Short exercise:
Below are some records: retype them all exactly, but not the pictures.

Input rows:
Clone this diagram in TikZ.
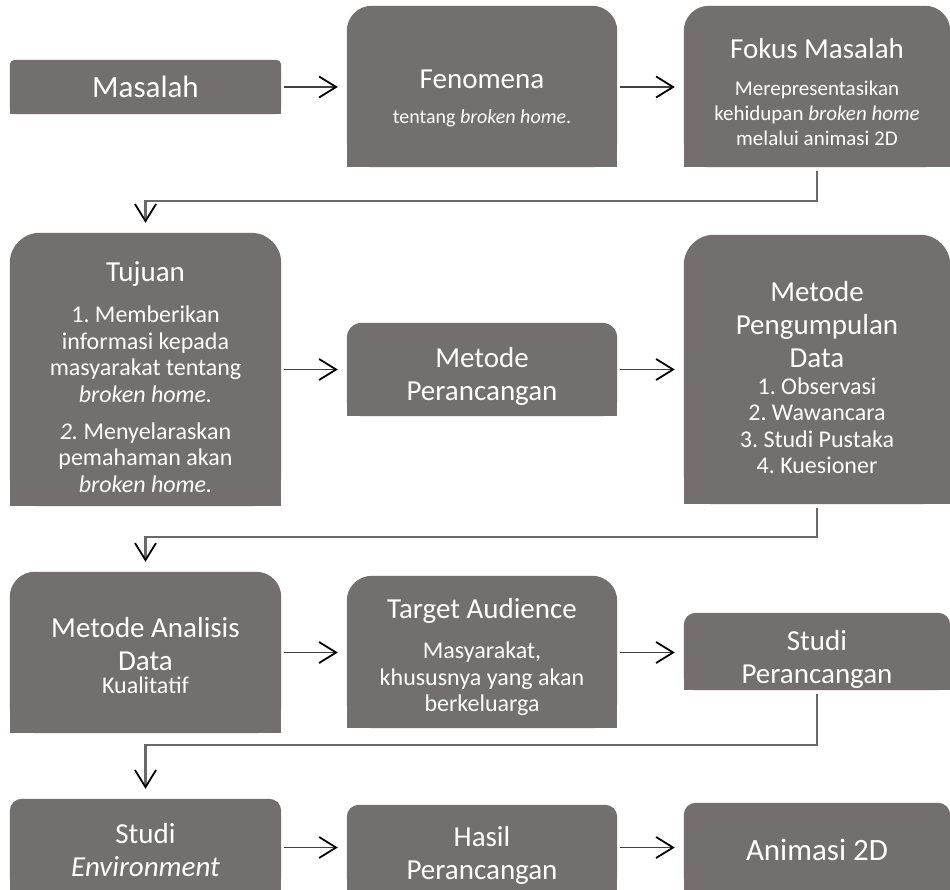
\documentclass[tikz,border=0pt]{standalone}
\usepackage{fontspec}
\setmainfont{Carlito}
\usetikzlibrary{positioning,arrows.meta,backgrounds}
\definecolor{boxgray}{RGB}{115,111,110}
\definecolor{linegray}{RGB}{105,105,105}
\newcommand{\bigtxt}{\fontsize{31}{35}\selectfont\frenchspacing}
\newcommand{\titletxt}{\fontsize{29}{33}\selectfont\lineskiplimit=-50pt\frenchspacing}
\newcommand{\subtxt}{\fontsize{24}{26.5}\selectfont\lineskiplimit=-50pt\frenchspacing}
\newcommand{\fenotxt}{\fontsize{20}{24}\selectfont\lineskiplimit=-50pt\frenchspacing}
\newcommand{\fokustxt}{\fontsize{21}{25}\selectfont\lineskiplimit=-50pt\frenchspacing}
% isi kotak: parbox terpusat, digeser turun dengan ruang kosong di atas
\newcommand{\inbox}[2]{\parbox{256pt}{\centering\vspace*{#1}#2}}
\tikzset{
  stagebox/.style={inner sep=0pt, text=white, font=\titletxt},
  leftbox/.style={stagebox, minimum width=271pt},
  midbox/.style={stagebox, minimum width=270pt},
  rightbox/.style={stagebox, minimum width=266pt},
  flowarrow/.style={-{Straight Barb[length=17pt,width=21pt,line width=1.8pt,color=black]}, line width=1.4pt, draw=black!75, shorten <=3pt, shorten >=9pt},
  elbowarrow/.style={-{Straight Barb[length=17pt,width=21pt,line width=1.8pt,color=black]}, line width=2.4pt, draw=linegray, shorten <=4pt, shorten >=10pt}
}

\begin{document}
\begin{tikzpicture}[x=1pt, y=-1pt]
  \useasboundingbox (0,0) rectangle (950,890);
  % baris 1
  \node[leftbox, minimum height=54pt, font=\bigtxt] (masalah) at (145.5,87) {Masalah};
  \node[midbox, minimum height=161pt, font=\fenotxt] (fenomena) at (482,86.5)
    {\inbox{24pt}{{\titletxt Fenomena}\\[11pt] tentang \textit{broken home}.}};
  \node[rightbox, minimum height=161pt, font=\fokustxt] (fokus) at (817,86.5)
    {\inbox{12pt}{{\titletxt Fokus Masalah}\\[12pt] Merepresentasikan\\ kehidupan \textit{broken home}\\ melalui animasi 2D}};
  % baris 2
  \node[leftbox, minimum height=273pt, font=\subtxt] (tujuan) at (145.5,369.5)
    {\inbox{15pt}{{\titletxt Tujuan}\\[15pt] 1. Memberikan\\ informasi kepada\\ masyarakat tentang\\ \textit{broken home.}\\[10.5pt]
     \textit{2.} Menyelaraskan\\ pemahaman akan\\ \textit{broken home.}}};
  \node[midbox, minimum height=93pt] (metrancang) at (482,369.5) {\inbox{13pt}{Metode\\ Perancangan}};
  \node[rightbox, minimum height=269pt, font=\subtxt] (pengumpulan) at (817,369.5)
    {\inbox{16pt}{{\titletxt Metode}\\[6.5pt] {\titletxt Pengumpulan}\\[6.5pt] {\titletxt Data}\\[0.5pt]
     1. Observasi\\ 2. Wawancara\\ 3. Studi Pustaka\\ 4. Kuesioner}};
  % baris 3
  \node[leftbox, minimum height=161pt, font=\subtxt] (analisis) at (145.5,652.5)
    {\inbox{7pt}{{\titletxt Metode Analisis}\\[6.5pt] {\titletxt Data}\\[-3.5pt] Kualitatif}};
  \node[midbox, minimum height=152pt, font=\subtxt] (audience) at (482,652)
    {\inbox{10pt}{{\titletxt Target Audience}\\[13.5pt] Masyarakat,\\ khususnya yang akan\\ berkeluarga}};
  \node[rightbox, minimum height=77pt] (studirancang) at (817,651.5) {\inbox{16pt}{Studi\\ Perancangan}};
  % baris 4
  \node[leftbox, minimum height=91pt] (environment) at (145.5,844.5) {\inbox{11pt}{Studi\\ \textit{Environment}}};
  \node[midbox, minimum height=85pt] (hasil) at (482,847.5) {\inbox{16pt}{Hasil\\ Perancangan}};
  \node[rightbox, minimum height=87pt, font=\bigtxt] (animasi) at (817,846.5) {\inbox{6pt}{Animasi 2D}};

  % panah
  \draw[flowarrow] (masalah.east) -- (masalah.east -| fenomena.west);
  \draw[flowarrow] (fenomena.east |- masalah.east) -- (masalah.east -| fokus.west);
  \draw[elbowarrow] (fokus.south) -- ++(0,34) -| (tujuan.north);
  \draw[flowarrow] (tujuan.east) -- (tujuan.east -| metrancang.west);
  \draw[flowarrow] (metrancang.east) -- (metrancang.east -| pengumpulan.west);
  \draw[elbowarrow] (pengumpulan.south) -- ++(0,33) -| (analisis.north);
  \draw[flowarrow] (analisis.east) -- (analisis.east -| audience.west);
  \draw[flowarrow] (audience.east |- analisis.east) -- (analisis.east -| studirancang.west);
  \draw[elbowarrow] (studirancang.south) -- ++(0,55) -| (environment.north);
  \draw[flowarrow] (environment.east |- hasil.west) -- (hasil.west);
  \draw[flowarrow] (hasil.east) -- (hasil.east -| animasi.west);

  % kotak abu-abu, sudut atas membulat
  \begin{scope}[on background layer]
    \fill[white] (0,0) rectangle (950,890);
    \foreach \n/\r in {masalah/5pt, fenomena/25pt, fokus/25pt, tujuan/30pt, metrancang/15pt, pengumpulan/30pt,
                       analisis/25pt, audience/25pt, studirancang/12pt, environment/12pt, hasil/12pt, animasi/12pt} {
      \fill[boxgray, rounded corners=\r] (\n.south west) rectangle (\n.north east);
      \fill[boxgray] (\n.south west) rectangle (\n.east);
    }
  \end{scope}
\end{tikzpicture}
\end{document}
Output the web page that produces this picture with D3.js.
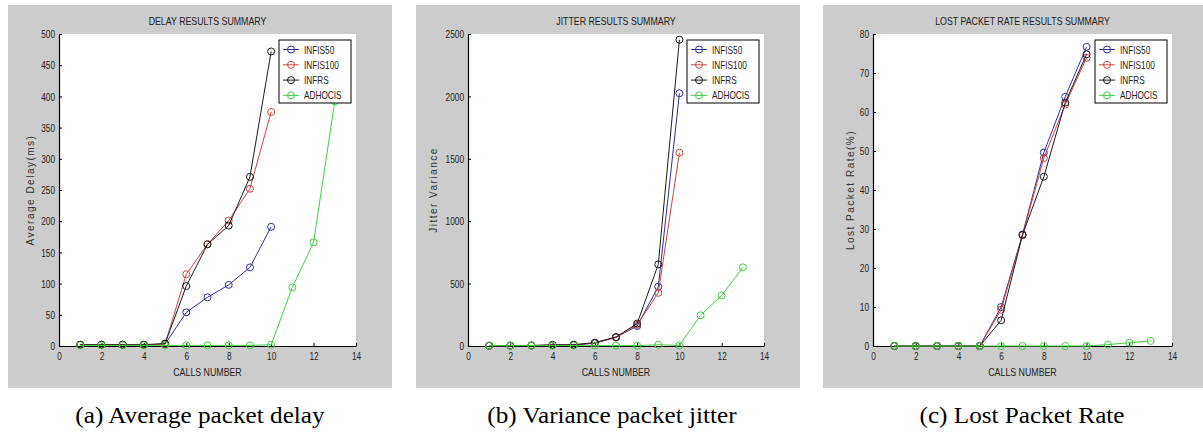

Exercise answer:
Clone this diagram in TikZ.
\documentclass[tikz,border=0pt]{standalone}
\usepackage{fontspec}
\setmainfont{Carlito}
\usetikzlibrary{positioning,arrows.meta,backgrounds}
\definecolor{boxgray}{RGB}{115,111,110}
\definecolor{linegray}{RGB}{105,105,105}
\newcommand{\bigtxt}{\fontsize{31}{35}\selectfont\frenchspacing}
\newcommand{\titletxt}{\fontsize{29}{33}\selectfont\lineskiplimit=-50pt\frenchspacing}
\newcommand{\subtxt}{\fontsize{24}{26.5}\selectfont\lineskiplimit=-50pt\frenchspacing}
\newcommand{\fenotxt}{\fontsize{20}{24}\selectfont\lineskiplimit=-50pt\frenchspacing}
\newcommand{\fokustxt}{\fontsize{21}{25}\selectfont\lineskiplimit=-50pt\frenchspacing}
% isi kotak: parbox terpusat, digeser turun dengan ruang kosong di atas
\newcommand{\inbox}[2]{\parbox{256pt}{\centering\vspace*{#1}#2}}
\tikzset{
  stagebox/.style={inner sep=0pt, text=white, font=\titletxt},
  leftbox/.style={stagebox, minimum width=271pt},
  midbox/.style={stagebox, minimum width=270pt},
  rightbox/.style={stagebox, minimum width=266pt},
  flowarrow/.style={-{Straight Barb[length=17pt,width=21pt,line width=1.8pt,color=black]}, line width=1.4pt, draw=black!75, shorten <=3pt, shorten >=9pt},
  elbowarrow/.style={-{Straight Barb[length=17pt,width=21pt,line width=1.8pt,color=black]}, line width=2.4pt, draw=linegray, shorten <=4pt, shorten >=10pt}
}

\begin{document}
\begin{tikzpicture}[x=1pt, y=-1pt]
  \useasboundingbox (0,0) rectangle (950,890);
  % baris 1
  \node[leftbox, minimum height=54pt, font=\bigtxt] (masalah) at (145.5,87) {Masalah};
  \node[midbox, minimum height=161pt, font=\fenotxt] (fenomena) at (482,86.5)
    {\inbox{24pt}{{\titletxt Fenomena}\\[11pt] tentang \textit{broken home}.}};
  \node[rightbox, minimum height=161pt, font=\fokustxt] (fokus) at (817,86.5)
    {\inbox{12pt}{{\titletxt Fokus Masalah}\\[12pt] Merepresentasikan\\ kehidupan \textit{broken home}\\ melalui animasi 2D}};
  % baris 2
  \node[leftbox, minimum height=273pt, font=\subtxt] (tujuan) at (145.5,369.5)
    {\inbox{15pt}{{\titletxt Tujuan}\\[15pt] 1. Memberikan\\ informasi kepada\\ masyarakat tentang\\ \textit{broken home.}\\[10.5pt]
     \textit{2.} Menyelaraskan\\ pemahaman akan\\ \textit{broken home.}}};
  \node[midbox, minimum height=93pt] (metrancang) at (482,369.5) {\inbox{13pt}{Metode\\ Perancangan}};
  \node[rightbox, minimum height=269pt, font=\subtxt] (pengumpulan) at (817,369.5)
    {\inbox{16pt}{{\titletxt Metode}\\[6.5pt] {\titletxt Pengumpulan}\\[6.5pt] {\titletxt Data}\\[0.5pt]
     1. Observasi\\ 2. Wawancara\\ 3. Studi Pustaka\\ 4. Kuesioner}};
  % baris 3
  \node[leftbox, minimum height=161pt, font=\subtxt] (analisis) at (145.5,652.5)
    {\inbox{7pt}{{\titletxt Metode Analisis}\\[6.5pt] {\titletxt Data}\\[-3.5pt] Kualitatif}};
  \node[midbox, minimum height=152pt, font=\subtxt] (audience) at (482,652)
    {\inbox{10pt}{{\titletxt Target Audience}\\[13.5pt] Masyarakat,\\ khususnya yang akan\\ berkeluarga}};
  \node[rightbox, minimum height=77pt] (studirancang) at (817,651.5) {\inbox{16pt}{Studi\\ Perancangan}};
  % baris 4
  \node[leftbox, minimum height=91pt] (environment) at (145.5,844.5) {\inbox{11pt}{Studi\\ \textit{Environment}}};
  \node[midbox, minimum height=85pt] (hasil) at (482,847.5) {\inbox{16pt}{Hasil\\ Perancangan}};
  \node[rightbox, minimum height=87pt, font=\bigtxt] (animasi) at (817,846.5) {\inbox{6pt}{Animasi 2D}};

  % panah
  \draw[flowarrow] (masalah.east) -- (masalah.east -| fenomena.west);
  \draw[flowarrow] (fenomena.east |- masalah.east) -- (masalah.east -| fokus.west);
  \draw[elbowarrow] (fokus.south) -- ++(0,34) -| (tujuan.north);
  \draw[flowarrow] (tujuan.east) -- (tujuan.east -| metrancang.west);
  \draw[flowarrow] (metrancang.east) -- (metrancang.east -| pengumpulan.west);
  \draw[elbowarrow] (pengumpulan.south) -- ++(0,33) -| (analisis.north);
  \draw[flowarrow] (analisis.east) -- (analisis.east -| audience.west);
  \draw[flowarrow] (audience.east |- analisis.east) -- (analisis.east -| studirancang.west);
  \draw[elbowarrow] (studirancang.south) -- ++(0,55) -| (environment.north);
  \draw[flowarrow] (environment.east |- hasil.west) -- (hasil.west);
  \draw[flowarrow] (hasil.east) -- (hasil.east -| animasi.west);

  % kotak abu-abu, sudut atas membulat
  \begin{scope}[on background layer]
    \fill[white] (0,0) rectangle (950,890);
    \foreach \n/\r in {masalah/5pt, fenomena/25pt, fokus/25pt, tujuan/30pt, metrancang/15pt, pengumpulan/30pt,
                       analisis/25pt, audience/25pt, studirancang/12pt, environment/12pt, hasil/12pt, animasi/12pt} {
      \fill[boxgray, rounded corners=\r] (\n.south west) rectangle (\n.north east);
      \fill[boxgray] (\n.south west) rectangle (\n.east);
    }
  \end{scope}
\end{tikzpicture}
\end{document}
Output the web page that produces this picture with D3.js.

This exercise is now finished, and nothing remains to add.